First we import ADflow. We also need to import baseclasses, which is a library of problem and solver classes used to encourage a common API within the MACH suite. In this case we will be using the AeroProblem, which is a container for the flow conditions that we want to analyze. Finally, it is convenient to import the mpi4py library to prevent printing multiple times if we are running on multiple processors. Importing mpi4py is not entirely necessary in the runscript because ADflow does it internally if necessary.

ADflow options

aeroOptions = {
    # I/O Parameters
    "gridFile": args.gridFile,
    "outputDirectory": args.output,
    "monitorvariables": ["resrho", "cl", "cd"],
    "writeTecplotSurfaceSolution": True,
    # Physics Parameters
    "equationType": "RANS",
    # Solver Parameters
    "smoother": "DADI",
    "MGCycle": "sg",
    # ANK Solver Parameters
    "useANKSolver": True,
    # NK Solver Parameters
    "useNKSolver": True,
    "nkswitchtol": 1e-4,
    # Termination Criteria
    "L2Convergence": 1e-6,
    "L2ConvergenceCoarse": 1e-2,
    "nCycles": 1000,
}

An exhaustive list of the ADflow options and their descriptions can be found in the docs. For our purposes here, I will go over them briefly. The I/O Parameters include the mesh file, the output directory, and the variables that will be printed as the solver runs. Under Solver Parameters, you can choose a basic solver (DADI or Runge Kutta) and set the CFL and multigrid parameters. Additionally, the Approximate Newton-Krylov (ANK) and Newton-Krylov (NK) solvers can be used to speed up convergence of the solver. Finally, we can terminate the solver based on relative convergence of the norm of the residuals or maximum number of iterations. We strongly recommend going over the descriptions and tips on solvers and solver options in the ADflow solvers docs.

Create solver

# Create solver
CFDSolver = ADFLOW(options=aeroOptions)

# Add features
CFDSolver.addLiftDistribution(150, "z")
CFDSolver.addSlices("z", np.linspace(0.1, 14, 10))

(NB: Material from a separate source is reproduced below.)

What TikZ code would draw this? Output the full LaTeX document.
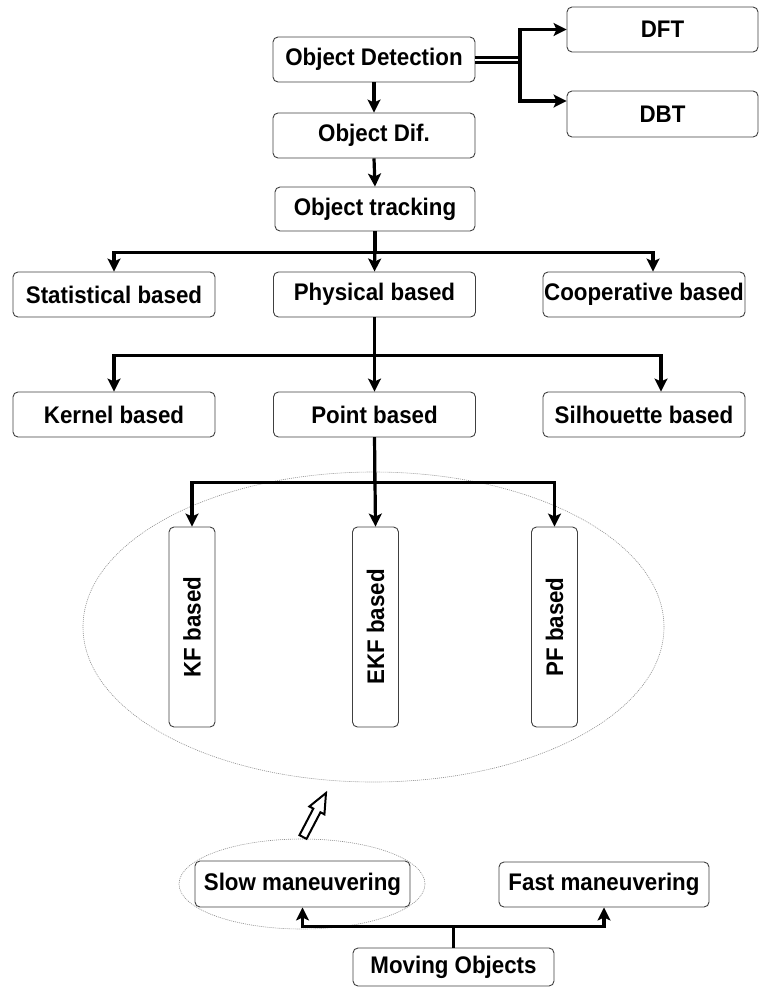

When ADflow is instantiated, it reads in the mesh and then waits for the user to dictate further operations. Before running the case, we can choose to set up some additional output options. First, ADflow can write a file containing distribution data over the extent of the wing (e.g. lift, drag, twist) using addLiftDistribution. Also, ADflow can write airfoil data for a given set of slices along the wing using addSlices.

Set flow conditions

ap = AeroProblem(name="wing", mach=0.8, altitude=10000, alpha=1.5, areaRef=45.5, chordRef=3.25, evalFuncs=["cl", "cd"])

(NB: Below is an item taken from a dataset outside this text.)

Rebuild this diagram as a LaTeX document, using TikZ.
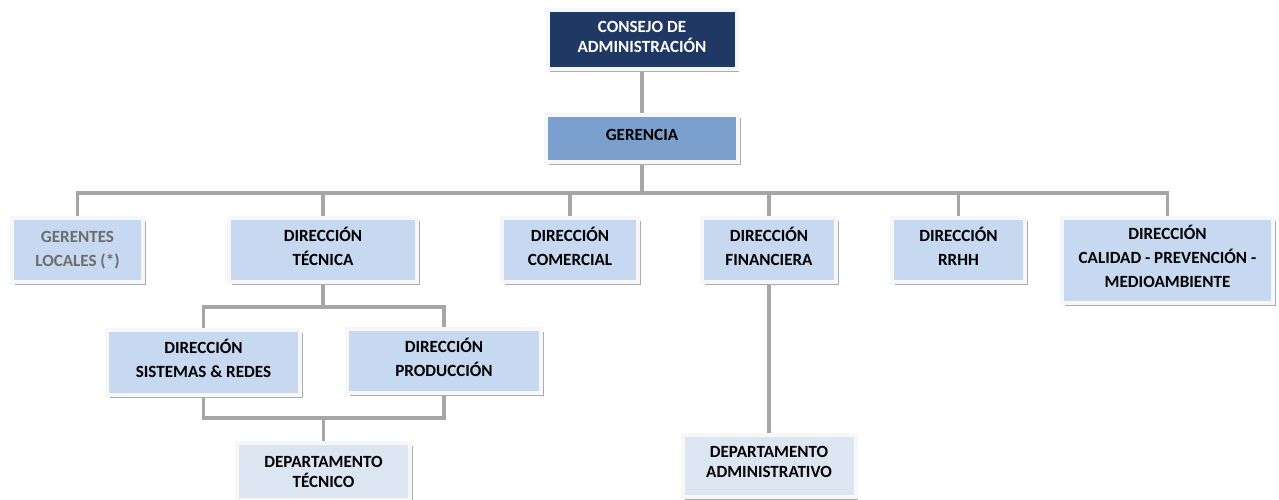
\documentclass[tikz,border=0pt]{standalone}
\usepackage{fontspec}
\setmainfont{Carlito}
\usetikzlibrary{shadows,backgrounds}
\definecolor{navy}{HTML}{203864}
\definecolor{midblue}{HTML}{7BA0CD}
\definecolor{paleblue}{HTML}{C6D9F0}
\definecolor{paleblue2}{HTML}{DCE6F2}
\definecolor{linkgray}{HTML}{A6A6A6}
\definecolor{textgray}{HTML}{6D6D6D}
\tikzset{
  unit/.style={rectangle, fill=paleblue, draw=gray!6, line width=3pt, align=center,
    inner sep=2pt, text depth=6pt, font=\fontsize{12.8}{18}\selectfont\bfseries,
    drop shadow={shadow xshift=2pt, shadow yshift=-2.5pt, fill=gray!65, opacity=1}},
  tight/.style={font=\fontsize{12.8}{15}\selectfont\bfseries},
  link/.style={draw=linkgray, line width=2.4pt}
}
\begin{document}
\begin{tikzpicture}[x=0.75pt, y=-0.75pt]
  \useasboundingbox (0,0) rectangle (1279,500);

  % top
  \node[unit, tight, text depth=4pt, fill=navy, text=white, minimum width=189*0.75pt, minimum height=59*0.75pt]
    (consejo) at (642,39.5) {CONSEJO DE\\ADMINISTRACIÓN};
  \node[unit, fill=midblue, minimum width=192*0.75pt, minimum height=47*0.75pt]
    (gerencia) at (642,138.5) {GERENCIA};

  % direcciones
  \node[unit, text depth=2pt, text=textgray, minimum width=131*0.75pt, minimum height=64*0.75pt]
    (gerentes) at (77.5,250) {GERENTES\\LOCALES (*)};
  \node[unit, minimum width=188*0.75pt, minimum height=64*0.75pt]
    (tecnica) at (323,250) {DIRECCIÓN\\TÉCNICA};
  \node[unit, minimum width=136*0.75pt, minimum height=64*0.75pt]
    (comercial) at (570,250) {DIRECCIÓN\\COMERCIAL};
  \node[unit, minimum width=134*0.75pt, minimum height=64*0.75pt]
    (financiera) at (769,250) {DIRECCIÓN\\FINANCIERA};
  \node[unit, minimum width=133*0.75pt, minimum height=64*0.75pt]
    (rrhh) at (958.5,250) {DIRECCIÓN\\RRHH};
  \node[unit, minimum width=211*0.75pt, minimum height=85*0.75pt]
    (calidad) at (1167.5,260.5) {DIRECCIÓN\\CALIDAD - PREVENCIÓN -\\MEDIOAMBIENTE};

  % bajo direccion tecnica
  \node[unit, minimum width=193*0.75pt, minimum height=65*0.75pt]
    (sistemas) at (203.5,362.5) {DIRECCIÓN\\SISTEMAS \& REDES};
  \node[unit, minimum width=194*0.75pt, minimum height=64*0.75pt]
    (produccion) at (444,361) {DIRECCIÓN\\PRODUCCIÓN};
  \node[unit, tight, text depth=0pt, fill=paleblue2, minimum width=173*0.75pt, minimum height=57*0.75pt]
    (deptec) at (323.5,471.5) {DEPARTAMENTO\\TÉCNICO};

  % bajo direccion financiera
  \node[unit, tight, fill=paleblue2, minimum width=173*0.75pt, minimum height=62*0.75pt]
    (depadm) at (769,466) {DEPARTAMENTO\\ADMINISTRATIVO};

  % lineas
  \coordinate (bus) at (642,193);
  \coordinate (tbus) at (323,307);
  \coordinate (dbus) at (323.5,418);
  \begin{scope}[on background layer]
    \draw[link] (consejo) -- (gerencia);
    \foreach \n in {gerentes,tecnica,comercial,financiera,rrhh,calidad}
      \draw[link] (gerencia.south) -- (bus) -| (\n.north);
    \foreach \n in {sistemas,produccion}
      \draw[link] (tecnica.south) -- (tbus) -| (\n.north);
    \draw[link] (sistemas.south) |- (dbus) -| (produccion.south);
    \draw[link] (dbus) -- (deptec.north);
    \draw[link] (financiera.south) -- (depadm.north);
  \end{scope}
\end{tikzpicture}
\end{document}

The flow conditions and any auxiliary information about the geometry (such as reference dimensions) are provided to ADflow by way of an AeroProblem. The AeroProblem automatically generates complete flow state information from the Mach number and altitude based on the 1976 U.S. Standard Atmosphere. The alpha parameter is used to rotate the flow in the far-field to simulate angle-of-attack. The evalFuncs parameter stipulates which functions the user would like to compute from the converged flow solution. Some available functions include 'cl', 'cd', 'cmz', 'lift', and 'drag'.

Run solver

# Solve
CFDSolver(ap)

Running the solver is very simple. It only requires an AeroProblem to run.

Evaluate functions

funcs = {}
CFDSolver.evalFunctions(ap, funcs)
# Print the evaluated functions
if comm.rank == 0:
    print(funcs)

The function evaluation is done separately from the solution. We pass a dictionary to ADflow and it will populate it with the prescribed functions. We can request additional functions with the evalFuncs parameter. Finally we print out the requested functions on the root proc.

Run it yourself!

First make the output directory and then run the script (you may have to change your outputDirectory in aeroOptions):

$ mkdir output
$ mpirun -np 4 python aero_run.py